From 22 September 2015, Scotland has a new personal injury court available for compensation claims by victims of accidents.
Scotland is divided into 6 Sheriffdoms:
- Tayside, Central and Fife;
- South Strathclyde, Dumfries and Galloway;
- North Strathclyde;
- Lothian and Borders;
- Grampian, Highland and Islands; and
- Glasgow and Strathkelvin
Within each Sheriffdom, there are several Sheriff Courts. Scotland has 49 such courts, each covering a defined geographical area.
A remarkable Sheriff Court
The unusual feature of the Sheriff Personal Injury Court is that it sits only in Edinburgh but has jurisdiction extending across the whole of Scotland. So, for example, if you are injured in an accident in Moray, before these changes, your Sheriff Court for a damages action would only have been Elgin Sheriff Court. Now, you can choose between the local Sheriff court and the national all-Scotland Sheriff Personal Injury Court.

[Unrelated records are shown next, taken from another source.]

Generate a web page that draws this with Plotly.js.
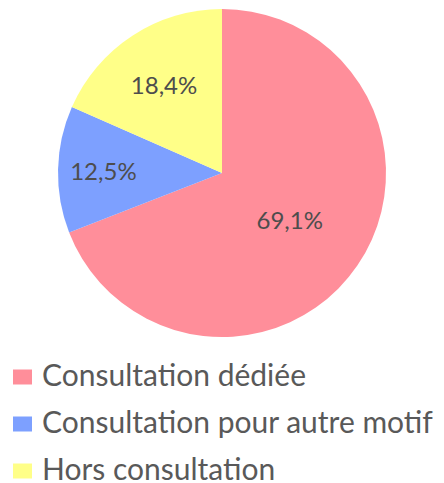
<!DOCTYPE html>
<html>
<head>
<meta charset="utf-8">
<script src="https://cdn.plot.ly/plotly-3.0.1.min.js"></script>
<style>html,body{margin:0;padding:0;background:#fff;}#chart{width:444px;height:483px;}</style>
</head>
<body>
<div id="chart"></div>
<script>
var categories = ["Consultation dédiée", "Consultation pour autre motif", "Hors consultation"];
var values = [69.1, 12.5, 18.4];
var colors = ["#FF8E9A", "#7DA0FF", "#FFFF88"];

var W = 444, H = 483;
var cx = 222, cy = 173, R = 164;

var trace = {
  type: "pie",
  labels: categories,
  values: values,
  sort: false,
  direction: "clockwise",
  rotation: 0,
  marker: {colors: colors, line: {width: 0}},
  texttemplate: "%{value:.1f}%",
  textposition: "inside",
  insidetextorientation: "horizontal",
  textfont: {family: "Lato, sans-serif", size: 24, color: "#4D4D4D"},
  hoverinfo: "label+value",
  domain: {x: [(cx - R) / W, (cx + R) / W], y: [1 - (cy + R) / H, 1 - (cy - R) / H]},
  showlegend: false
};

var rowTop = 376, rowGap = 47;
var shapes = [], annotations = [];
categories.forEach(function (c, i) {
  var yc = rowTop + i * rowGap;
  shapes.push({type: "rect", xref: "paper", yref: "paper",
    x0: 13 / W, x1: 32 / W, y0: 1 - (yc + 1 + 7.5) / H, y1: 1 - (yc + 1 - 7.5) / H,
    fillcolor: colors[i], line: {width: 0}});
  annotations.push({xref: "paper", yref: "paper", x: 40 / W, y: 1 - (yc - 2) / H,
    xanchor: "left", yanchor: "middle", showarrow: false, text: c,
    font: {family: "Lato, sans-serif", size: 30, color: "#595959"}});
});

var layout = {
  width: W, height: H,
  margin: {l: 0, r: 0, t: 0, b: 0},
  paper_bgcolor: "#fff",
  separators: ", ",
  showlegend: false,
  shapes: shapes,
  annotations: annotations
};

Plotly.newPlot("chart", [trace], layout, {displayModeBar: false, staticPlot: true});
</script>
</body>
</html>
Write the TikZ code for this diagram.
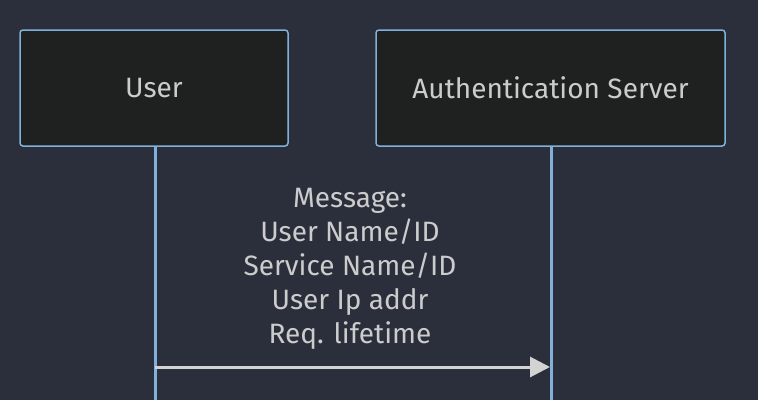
\documentclass[tikz,border=0pt]{standalone}
\usepackage{fontspec}
\setmainfont{Fira Sans}
\usetikzlibrary{arrows.meta}
\definecolor{bg}{HTML}{2A2F3B}
\definecolor{boxfill}{HTML}{1F2020}
\definecolor{boxline}{HTML}{81B1DB}
\definecolor{txt}{HTML}{CCCCCC}
\definecolor{msgline}{HTML}{D3D3D3}
\tikzset{
  actor/.style={draw=boxline, fill=boxfill, line width=1.5pt, rounded corners=3pt, text=txt, font=\fontsize{28}{32}\selectfont, minimum height=116pt, inner sep=0pt},
  lifeline/.style={draw=boxline, line width=3pt},
  msg/.style={draw=msgline, line width=3pt, -{Triangle[length=20pt,width=20pt]}},
  msgtext/.style={text=txt, font=\fontsize{28}{34}\selectfont, align=center, inner sep=0pt}
}
\begin{document}
\begin{tikzpicture}[x=1pt,y=-1pt]
\fill[bg] (0,0) rectangle (758,400);
\useasboundingbox (0,0) rectangle (758,400);
\node[actor, minimum width=268pt] (user) at (154,88) {User};
\node[actor, minimum width=349pt] (auth) at (550.5,88) {Authentication Server};
\coordinate (ubot) at (155,400);
\coordinate (abot) at (551,400);
\draw[lifeline] (user.south -| ubot) -- (ubot);
\draw[lifeline] (auth.south -| abot) -- (abot);
\coordinate (m1) at (155,367);
\coordinate (m2) at (550,367);
\draw[msg] (m1) -- (m2);
\node[msgtext, anchor=north] (label) at (350,188) {Message:\\User Name/ID\\Service Name/ID\\User Ip addr\\Req. lifetime};
\end{tikzpicture}
\end{document}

The increased importance of Sheriff Courts generally
This change comes about at a time when the highest civil court in Scotland, the Court of Session, is having its jurisdiction limits altered so that you won’t be allowed to litigate claims there unless they have a value in excess of £100,000. The vast majority of personal injury claims are worth less than £100,000 and they now have to go to the Sheriff Court.
Which claims can you make in the national PI court?
The new national personal injury court is not available for all levels of claim. In general, you cannot use the national court –
- For injuries sustained at work or in the course of work, unless the value of your claim exceeds £1,000; and
- In any other case, unless the value of your claim exceeds £5,000.
Having said that, Sheriffs in local Sheriff Courts will be allowed to make the decision to transfer cases to the national court, irrespective of the value of the claim, where the importance or difficulty of the proceedings makes it appropriate to transfer the proceedings to the Sheriff Personal Injury Court. This recognises the fact that, just because a personal injury claim is “low value”, there can still be difficult or complex issues involved.
Specialist Sheriffs and jury trials
The fact that a specialist court has been set up is recognised by the fact that 6 specialist Sheriffs have been appointed to deal with the caseload.
Jury Trials in the Court of Session have been influential in increasing levels of compensation in certain areas of personal injury practice, especially in fatal accident claims. Jury Trials will be available in the Sheriff Personal Injury Court, but not in any other Sheriff Courts, and this will be one factor to consider when deciding whether to litigate a claim in the national personal injury court.
This is a monumental development in relation to personal injury claims in Scotland and it will be interesting to see how practice develops. It seems likely that the availability of specialist Sheriffs, tailored procedures and, in some cases, Jury Trials, guarantee that the new court will see a significant level of business.